After the Boeing 787 or Dreamliner enters service this aircraft type makes many emergency landings and the fleet is grounded. Eventually, it is again certified to fly. However, a Critical Systems Review Team (CSRT) is formed to perform a comprehensive review of the Boeing 787‒8 critical systems. There are 13 team members: 7 from Boeing and 6 from the US Federal Aviation Administration (FAA).
Everything looks fine on August 16, 2013 when the CSRT sends its report to the FAA and Boeing. In the accompanying letter the team writes that “this report will enhance an already robust airplane certification and safety monitoring process.”
With the benefit of hindsight, however, it looks less fine since more information has emerged about the regulation of the Boeing 787. Documents show that in 2009, Boeing handled 21 issues where engineers with the FAA felt they had come under undue pressure. Al Jazeera's Investigative Unit obtained the papers as part of follow-up research for its documentary Broken Dreams: The Boeing 787.
Boeing employs engineers who are also authorized to represent the FAA. The FAA says that since 2008 it has received 3 formal reports of undue pressure. It investigates all 3 reports, but does not substantiate any of them. Thus, everything looks fine. Or not?
The documents show that in 2010, 4 senior regulating engineers report they work in an atmosphere of undue pressure by higher Boeing management. And in a phone conference in April 2010 they complain they are facing unprofessional negativity from their colleagues in a punitive environment.

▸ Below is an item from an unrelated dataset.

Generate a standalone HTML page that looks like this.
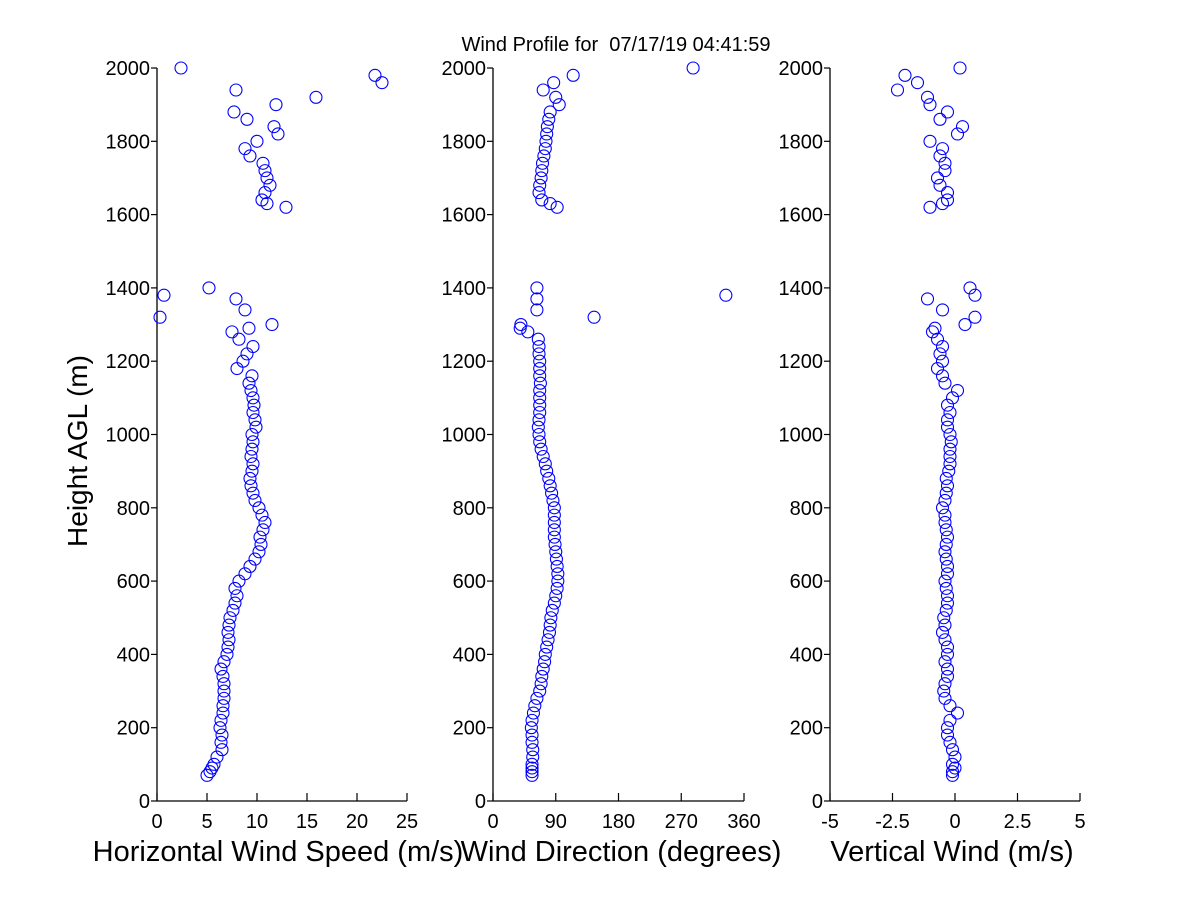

Former Boeing Engineers Union President Cynthia Cole, after seeing the documents, says this seems to fall in line with the new Boeing culture. The relationship between Boeing and the FAA may have become a bit too cozy. A bit of an adversarial nature between the FAA and Boeing engineering keeps everyone on their toes, she adds.
In 2011, FAA officials visit Boeing and finds managers are applying pressure to identify changes as minor instead of major in order to avoid regulatory scrutiny. They also find some suppliers are not delivering parts that comply with drawings.
Nonetheless, the FAA makes no recommendations or demands for action, but simply identifies and records a number of problems at Boeing. Boeing says that all allegations of undue pressure are without merit.
Obviously, the FAA hands over responsibility for regulation of aircraft to Boeing engineers, because they lack the expertise and resources to do it themselves and because modern airplane programs are too complicated to regulate independently. Planes seem to be certified more by Boeing than the FAA. It is like restaurants telling Michelin how many stars they should get in the Michelin guide.